Tottenham pips United, Newcastle in signing Antonio Conte
By Trent Nelson
While Antonio Conte is a big target across the Premier League, it appears that Tottenham are now poised to sign the Italian. We’ve heard that before.
It appeared to have been a done deal this past summer but the entire deal fell through when Conte reportedly got cold feet about joining the north London side. Now though, it appears that Tottenham have no other choice but to give the Italian boss whatever he likes. Spurs have had a terrible start to the year and Nuno Espirito Santo is long gone. The deal is reportedly done.
I do not necessarily believe Nuno was given the best chance to succeed, nor that he was given enough time to do so either, but that is neither here nor there at this point.
And so, even as it appeared rather recently that two other teams were close to hiring Conte (Newcastle United, with the Saudi PiF now owning the club, and Manchester United, with a woefully inconsistent superteam led by Ole Gunnar Solskjaer), both are now out of luck.
Conte: A man who wants control, and will leave if he doesn’t have it
It is not easy to tell who made out worse in this whole deal. Nuno is an easy target, but beyond that, I’d say Manchester United may have missed an opportunity since it doesn’t appear that Ole Gunnar Solskjaer will be able to turn this Red Devils side around, even after a convincing victory over the weekend against Tottenham. Spurs are no reliable barometer right now to judge another team’s success, as they have been a right mess.
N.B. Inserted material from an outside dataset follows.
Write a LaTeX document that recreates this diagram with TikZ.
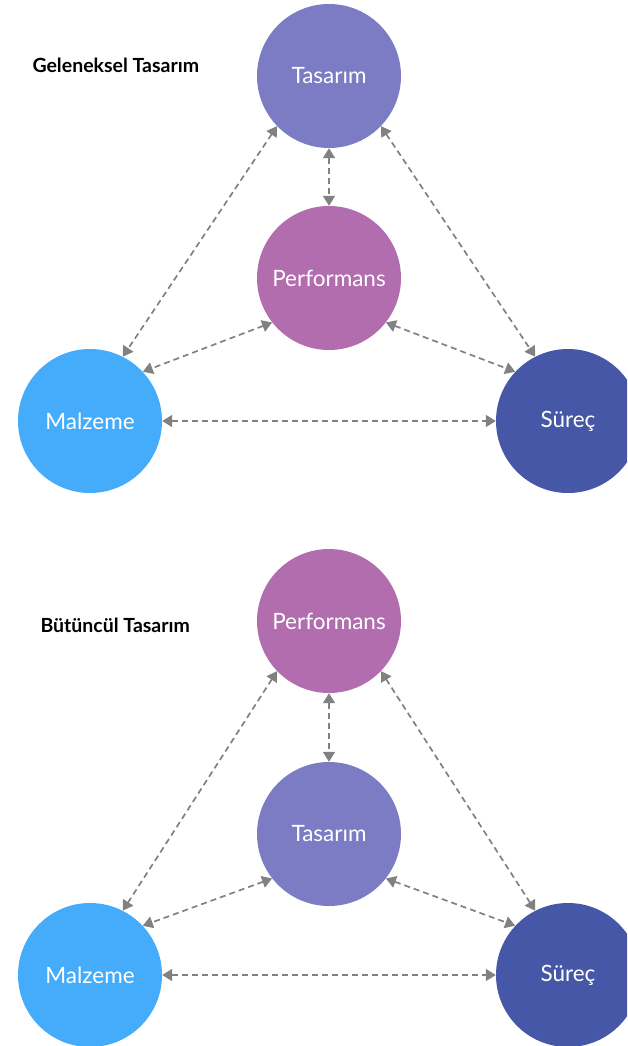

Newcastle United, meanwhile, will have their pick of just about anyone willing to work for a team owned by a regime that consistently violates human rights. As for who that might be now that Conte is unavailable, remains to be seen. Names like Jose Mourinho, Arsene Wenger, Ronald Koeman, Zinedine Zidane, Andrea Pirlo, and others will continue to surface until the vacancy is resolved, but only time will tell.
Yet as for Tottenham, what can be said about this new hire? Since the sacking of Mauricio Pochettino, fate has been unkind to Spurs, as though in rebuttal to the choice to fire the Argentine in the first instance. In any event, however, it is worth wondering how Conte will do in this new role in north London?
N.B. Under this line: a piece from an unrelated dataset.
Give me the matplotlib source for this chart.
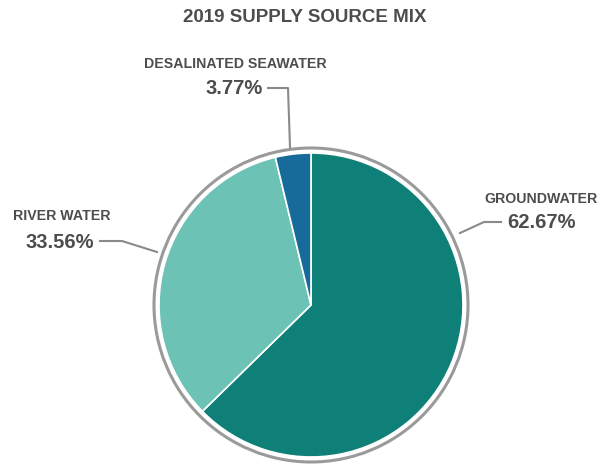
import matplotlib
matplotlib.use("Agg")
import matplotlib.pyplot as plt
from matplotlib.patches import Circle

# data
sources = ["GROUNDWATER", "RIVER WATER", "DESALINATED SEAWATER"]
shares = [62.67, 33.56, 3.77]
colors = ["#0f8077", "#6cc3b5", "#176b9a"]

TXT = "#4d4d4d"
H = 466

fig = plt.figure(figsize=(5.97, 4.66), dpi=100)
ax = fig.add_axes([0, 0, 1, 1])
ax.set_xlim(0, 597)
ax.set_ylim(0, H)
ax.set_aspect("equal")
ax.axis("off")

cx, cy, r = 311, H - 305, 152
ax.pie(shares, colors=colors, startangle=90, counterclock=False,
       center=(cx, cy), radius=r,
       wedgeprops=dict(edgecolor="white", linewidth=1.2))
ax.add_patch(Circle((cx, cy), r + 5, fill=False, edgecolor="#9a9a9a", lw=2.2))
ax.set_xlim(0, 597)
ax.set_ylim(0, H)

ax.text(305, H - 18, "2019 SUPPLY SOURCE MIX", ha="center", va="center",
        fontsize=13.5, fontweight="bold", color=TXT, family="Liberation Sans")

pct_font = dict(family="Liberation Sans", fontweight="bold",
                fontsize=14.5, color=TXT)
lab_font = dict(family="Liberation Sans", fontweight="bold", fontsize=10.2, color=TXT)
line_kw = dict(color="#8a8a8a", lw=1.5)

# desalinated seawater
ax.text(235, H - 64, sources[2], ha="center", va="center", **lab_font)
ax.text(234, H - 88, f"{shares[2]:.2f}%", ha="center", va="center", **pct_font)
ax.plot([268, 288, 290], [H - 88, H - 88, H - 147], **line_kw)

# river water
ax.text(62, H - 216, sources[1], ha="center", va="center", **lab_font)
ax.text(60, H - 242, f"{shares[1]:.2f}%", ha="center", va="center", **pct_font)
ax.plot([100, 122, 157], [H - 241, H - 241, H - 252], **line_kw)

# groundwater
ax.text(541, H - 199, sources[0], ha="center", va="center", **lab_font)
ax.text(541, H - 222, f"{shares[0]:.2f}%", ha="center", va="center", **pct_font)
ax.plot([501, 484, 460], [H - 222, H - 222, H - 233], **line_kw)

fig.savefig("out.png", dpi=100, facecolor="white")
Antonio Conte does not mess around. He wanted to control and develop Inter Milan, and when he continued to receive pushback from ownership and management, he left. He has won so many trophies and glories as coach and a player, that he is concerned at this point with his art and how that creation comes about more desperately than ever before.
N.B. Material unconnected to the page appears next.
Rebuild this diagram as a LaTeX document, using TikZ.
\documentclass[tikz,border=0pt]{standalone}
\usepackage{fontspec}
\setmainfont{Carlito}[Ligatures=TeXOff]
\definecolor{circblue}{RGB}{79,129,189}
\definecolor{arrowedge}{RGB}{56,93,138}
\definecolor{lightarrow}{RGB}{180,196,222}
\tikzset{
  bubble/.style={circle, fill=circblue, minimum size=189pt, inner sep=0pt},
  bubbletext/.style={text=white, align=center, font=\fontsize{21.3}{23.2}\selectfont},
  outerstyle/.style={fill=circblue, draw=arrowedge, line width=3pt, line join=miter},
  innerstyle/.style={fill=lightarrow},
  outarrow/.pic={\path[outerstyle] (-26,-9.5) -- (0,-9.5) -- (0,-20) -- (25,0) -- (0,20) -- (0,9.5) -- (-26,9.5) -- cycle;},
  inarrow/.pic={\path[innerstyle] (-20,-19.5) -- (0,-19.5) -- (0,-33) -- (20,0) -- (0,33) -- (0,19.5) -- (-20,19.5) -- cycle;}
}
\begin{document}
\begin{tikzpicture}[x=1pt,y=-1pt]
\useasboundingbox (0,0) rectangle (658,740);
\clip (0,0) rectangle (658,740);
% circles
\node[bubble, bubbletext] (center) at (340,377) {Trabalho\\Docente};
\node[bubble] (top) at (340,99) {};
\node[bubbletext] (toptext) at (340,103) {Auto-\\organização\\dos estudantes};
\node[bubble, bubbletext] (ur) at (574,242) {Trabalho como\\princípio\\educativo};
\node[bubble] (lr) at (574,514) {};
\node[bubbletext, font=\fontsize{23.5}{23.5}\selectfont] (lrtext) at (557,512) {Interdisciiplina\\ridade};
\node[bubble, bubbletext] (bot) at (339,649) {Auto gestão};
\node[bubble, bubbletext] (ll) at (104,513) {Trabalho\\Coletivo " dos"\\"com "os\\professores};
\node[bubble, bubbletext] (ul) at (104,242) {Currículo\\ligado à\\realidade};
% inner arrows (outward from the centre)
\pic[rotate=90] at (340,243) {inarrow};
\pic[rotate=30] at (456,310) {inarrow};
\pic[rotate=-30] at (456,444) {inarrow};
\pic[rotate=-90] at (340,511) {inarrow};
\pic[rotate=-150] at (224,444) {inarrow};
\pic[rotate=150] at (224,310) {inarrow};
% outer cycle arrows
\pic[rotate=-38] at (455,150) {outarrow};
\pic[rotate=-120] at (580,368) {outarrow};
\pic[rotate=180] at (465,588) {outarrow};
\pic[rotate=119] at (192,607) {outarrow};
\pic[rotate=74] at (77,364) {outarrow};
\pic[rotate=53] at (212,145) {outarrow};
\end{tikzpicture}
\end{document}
Now that it appears he will have that control in London, Conte will go about reorganizing and readdressing his team across each position and every level of the outfit. He is not one to cut corners, and has been known to display obsessive attention to his team’s work rate and positioning on the pitch.
For a team that has looked without much organization or idea this season – apart from the first three matches – this will be a really positive step forward for the club. When they meet Arsenal again, I can imagine it will be a tougher affair than the first one that the Gunners easily took from Spurs. But Tottenham are looking for more than wins against Arsenal; they need a trophy, having not gotten one in decades. Pochettino came close, and when there was a lull in his team’s form, he was sacked faster than most anyone believed.
Conte must be trusted more than any of the last coaches Daniel Levy and Tottenham have entrusted their club with, as over the last three permanent bosses, of whom all have varyingly positive CV’s, there was no real time for any development or innovation to occur for those managers. It is easy to blame bosses for not getting the results that the supporters want, but if the managers cannot form their clubs like they need to, then they aren’t really being given much of a chance in the final analysis.
Conte can organize, develop, innovate and win both matches and trophies. If Tottenham keep their hands off of him and the squad, they will likely break their streak of trophyless football in the near future. But should they fall prey to the desire to tinker and get someone new in after just months, then it will be same old Spurs for supporters and opposition alike.